Search code examples
linuxbashmultithreadingloopsgnu-parallel

Passing static variables to GNU Parallel


In a bash script I am trying to pass multiple distinct fastq files and several user-provided static variables to GNU Parallel. I can't hardcode the static variables because while they do not change within the script, they are set by the user and are variable between uses.
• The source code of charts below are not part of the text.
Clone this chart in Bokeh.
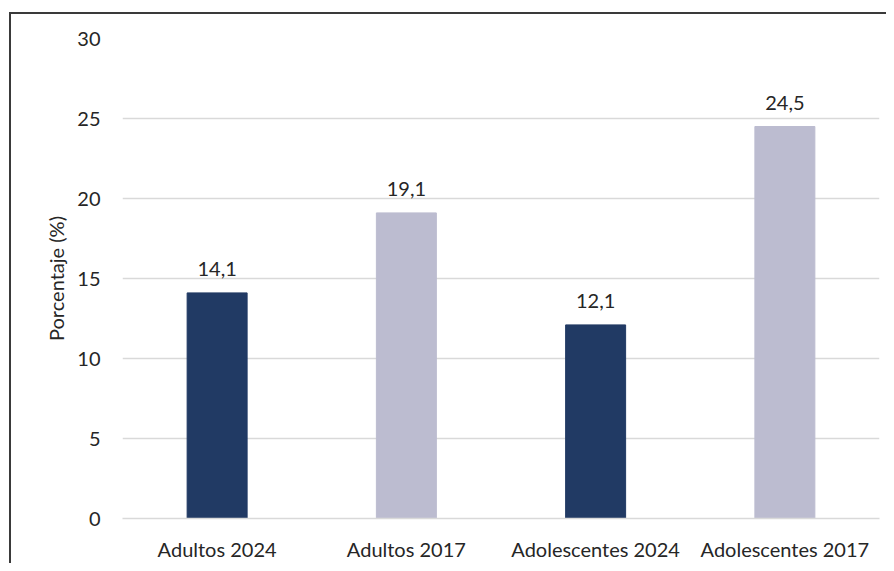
from bokeh.plotting import figure
from bokeh.models import ColumnDataSource, FixedTicker, LabelSet
from bokeh.core.properties import value
from bokeh.embed import file_html
from bokeh.resources import INLINE

categories = ["Adultos 2024", "Adultos 2017", "Adolescentes 2024", "Adolescentes 2017"]
values = [14.1, 19.1, 12.1, 24.5]
colors = ["#213a64", "#bcbcd0", "#213a64", "#bcbcd0"]
y_ticks = [0, 5, 10, 15, 20, 25, 30]
y_title = "Porcentaje (%)"

FONT = "Lato"
TEXT = "#262626"
FS = "20px"

labels = [f"{v:.1f}".replace(".", ",") for v in values]
src = ColumnDataSource(dict(cat=categories, val=values, col=colors, lab=labels))

p = figure(x_range=categories, y_range=(0, 30), width=886, height=563,
           output_backend="svg", toolbar_location=None,
           min_border_left=122, min_border_right=7, min_border_top=38, min_border_bottom=45)

p.vbar(x="cat", top="val", width=0.317, color="col", source=src)

p.add_layout(LabelSet(x="cat", y="val", text="lab", source=src, text_align="center",
                      text_baseline="alphabetic", y_offset=17, text_font=value(FONT),
                      text_font_size=FS, text_color=TEXT))

# transparent canvas so the chart-area frame (left and top edges) can be painted behind it
p.border_fill_color = None
p.background_fill_color = None
p.styles = {
    "background-color": "white",
    "background-image": "linear-gradient(#3a3a3a, #3a3a3a), linear-gradient(#3a3a3a, #3a3a3a)",
    "background-size": "2px 100%, 100% 2px",
    "background-position": "9px 12px, 9px 12px",
    "background-repeat": "no-repeat",
}

p.outline_line_color = None
p.xgrid.grid_line_color = None
p.ygrid.grid_line_color = "#d9d9d9"
p.ygrid.grid_line_width = 1.5
p.yaxis.ticker = FixedTicker(ticks=y_ticks)
p.yaxis.axis_line_color = None
p.yaxis.major_tick_line_color = None
p.yaxis.minor_tick_line_color = None
p.yaxis.major_label_standoff = 16
p.yaxis.axis_label = y_title
p.yaxis.axis_label_standoff = 6
p.yaxis.axis_label_text_font = FONT
p.yaxis.axis_label_text_font_style = "normal"
p.yaxis.axis_label_text_font_size = FS
p.yaxis.axis_label_text_color = TEXT
p.xaxis.axis_line_color = "#d9d9d9"
p.xaxis.axis_line_width = 1.5
p.xaxis.major_tick_line_color = None
p.xaxis.major_label_standoff = 12
for ax in (p.xaxis[0], p.yaxis[0]):
    ax.major_label_text_font = FONT
    ax.major_label_text_font_size = FS
    ax.major_label_text_color = TEXT

open("out.html", "w").write(file_html(p, INLINE))
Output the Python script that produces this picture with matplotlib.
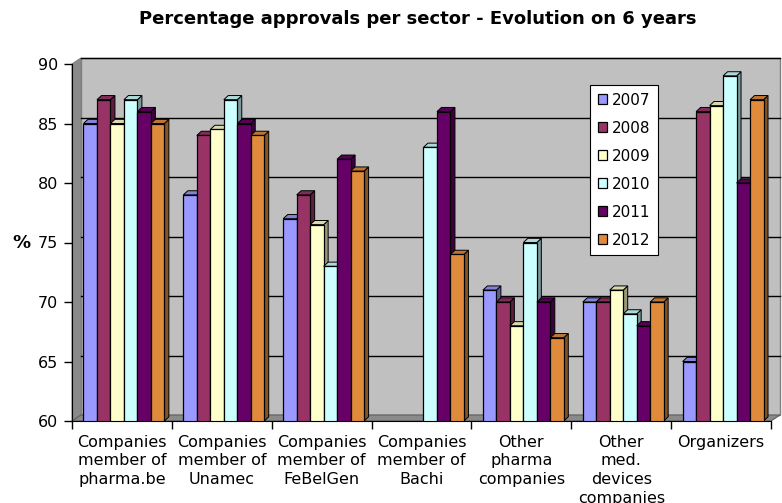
import numpy as np
import matplotlib
matplotlib.use("Agg")
import matplotlib.pyplot as plt
from matplotlib.patches import Polygon
from matplotlib import colors as mcolors
import matplotlib.transforms as mtrans

categories = ["Companies\nmember of\npharma.be", "Companies\nmember of\nUnamec",
              "Companies\nmember of\nFeBelGen", "Companies\nmember of\nBachi",
              "Other\npharma\ncompanies", "Other\nmed.\ndevices\ncompanies", "Organizers"]
years = ["2007", "2008", "2009", "2010", "2011", "2012"]
v2007 = [85, 79, 77, np.nan, 71, 70, 65]
v2008 = [87, 84, 79, np.nan, 70, 70, 86]
v2009 = [85, 84.5, 76.5, np.nan, 68, 71, 86.5]
v2010 = [87, 87, 73, 83, 75, 69, 89]
v2011 = [86, 85, 82, 86, 70, 68, 80]
v2012 = [85, 84, 81, 74, 67, 70, 87]
series = [v2007, v2008, v2009, v2010, v2011, v2012]
colors = ["#9999FF", "#993366", "#FFFFCC", "#CCFFFF", "#660066", "#E08A3C"]
yticks = [60, 65, 70, 75, 80, 85, 90]

W, H = 782, 503
fig = plt.figure(figsize=(W/100, H/100), dpi=100)
L, R, B, T = 72, 771, 421, 64
ax = fig.add_axes([L/W, 1-B/H, (R-L)/W, (B-T)/H])
ax.set_facecolor("none")
ax.set_zorder(2)
ax.set_xlim(-0.5, len(categories)-0.5)
ax.set_ylim(60, 90)

# 3D walls (decoration in display pixels)
ox, oy = 9, 6
def px(x, y):
    return (x, H - y)
back = Polygon([px(L+ox, B-oy), px(R+ox, B-oy), px(R+ox, T-oy), px(L+ox, T-oy)],
               closed=True, transform=None, facecolor="#C0C0C0", edgecolor="#808080",
               lw=1.0, zorder=-2)
leftw = Polygon([px(L, B), px(L+ox, B-oy), px(L+ox, T-oy), px(L, T)], closed=True,
                transform=None, facecolor="#8A8A8A", edgecolor="#808080", lw=0.8, zorder=-2)
floor = Polygon([px(L, B), px(R, B), px(R+ox, B-oy), px(L+ox, B-oy)], closed=True,
                transform=None, facecolor="#8A8A8A", edgecolor="#606060", lw=0.8, zorder=-2)
for p in (back, leftw, floor):
    fig.patches.append(p)

off = mtrans.ScaledTranslation(ox/100, oy/100, fig.dpi_scale_trans)
for v in yticks[1:]:
    ax.plot([-0.5, len(categories)-0.5], [v, v], color="black", lw=1.0,
            transform=ax.transData + off, zorder=1, clip_on=False)

n = len(series)
w = 0.135
dx, dy = 0.045, 0.35
x = np.arange(len(categories))

def shade(c, f):
    r, g, b = mcolors.to_rgb(c)
    return (r*f, g*f, b*f)

for i, (vals, col) in enumerate(zip(series, colors)):
    xs = x + 0.02 + (i - (n-1)/2) * w
    for xc, v in zip(xs, vals):
        if np.isnan(v):
            continue
        x0, x1 = xc - w/2, xc + w/2
        ax.add_patch(Polygon([(x1, 60), (x1+dx, 60+dy), (x1+dx, v+dy), (x1, v)],
                             closed=True, facecolor=shade(col, 0.6), edgecolor="black",
                             lw=0.7, zorder=3+i))
        ax.add_patch(Polygon([(x0, v), (x1, v), (x1+dx, v+dy), (x0+dx, v+dy)],
                             closed=True, facecolor=shade(col, 0.85), edgecolor="black",
                             lw=0.7, zorder=3+i))
    ax.bar(xs, vals, width=w, color=col, edgecolor="black", lw=0.9, zorder=3+i,
           label=years[i])

ax.set_yticks(yticks)
ax.set_yticklabels([str(t) for t in yticks], fontsize=11.5)
ax.set_xticks(np.arange(-0.5, len(categories)), minor=True)
ax.set_xticks(x)
ax.set_xticklabels(categories, fontsize=11.5, linespacing=1.3)
ax.tick_params(axis="x", which="major", length=0, pad=10)
ax.tick_params(axis="x", which="minor", length=6, width=1, color="black")
ax.tick_params(axis="y", length=6, width=1, pad=4)
for s in ("top", "right"):
    ax.spines[s].set_visible(False)
ax.spines["left"].set_color("black")
ax.spines["bottom"].set_color("black")
ax.spines["bottom"].set_zorder(20)

ax.set_ylabel("%", fontsize=13, fontweight="bold", rotation=0, labelpad=12, va="center")

leg = ax.legend(loc="upper left", bbox_to_anchor=((590-L)/(R-L), (B-85)/(B-T)),
                fontsize=11, handlelength=0.6, handleheight=0.6, handletextpad=0.3,
                labelspacing=0.85, frameon=True, fancybox=False, borderpad=0.5,
                borderaxespad=0, framealpha=1)
leg.get_frame().set_edgecolor("black")
leg.get_frame().set_facecolor("white")
leg.get_frame().set_linewidth(0.8)
leg.set_zorder(30)
for h in leg.legend_handles:
    h.set_edgecolor("black")

fig.text(418/W, 1-19/H, "Percentage approvals per sector - Evolution on 6 years",
         ha="center", va="center", fontsize=13, fontweight="bold")

fig.savefig("out.png", dpi=100)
I have tried a few different ways but get an error argument -b/--bin: expected one argument

Attempt 1:

binSize="10000"
outputDir="output"
errors="1"
minReads="10"

ls fastq_F* | parallel "python myscript.py -f split_fastq_F{} -b $binSize -o $outputDir -e $errors -p -t $minReads" 

Attempt 2:

    my_func() {
      python InDevOptimizations/DemultiplexUsingBarcodes_New_V1.py \
             -f split_fastq_F$1 \
             -b $binSize \
             -o $outputDir \
             -e $errors \
             -p \
             -t $minReads
    }
    export -f my_func

    ls fastq_F* | parallel my_func

It seems clear that I am not correctly passing the static variables... but I can't seem to grasp what the correct way to do this is.


Solution

  • Always try --dr when GNU Parallel does not do what you expect.

    binSize="10000"
    outputDir="output"
    errors="1"
    minReads="10"
    
    ls fastq_F* | parallel --dr "python myscript.py -f split_fastq_F{} -b $binSize -o $outputDir -e $errors -p -t $minReads"
    

    You are using " and not ' so the variables should be substituted by the shell before GNU Parallel starts.

    If the commands are run locally (i.e. not remote) you can use export VARIABLE.

    If run on remote servers, use env_parallel:

    env_parallel --session
    
    alias myecho='echo aliases'
    env_parallel -S server myecho ::: work
    myfunc() { echo functions $*; }
    env_parallel -S server myfunc ::: work
    myvar=variables
    env_parallel -S server echo '$myvar' ::: work
    myarray=(arrays work, too)
    env_parallel -k -S server echo '${myarray[{}]}' ::: 0 1 2
    
    env_parallel --end-session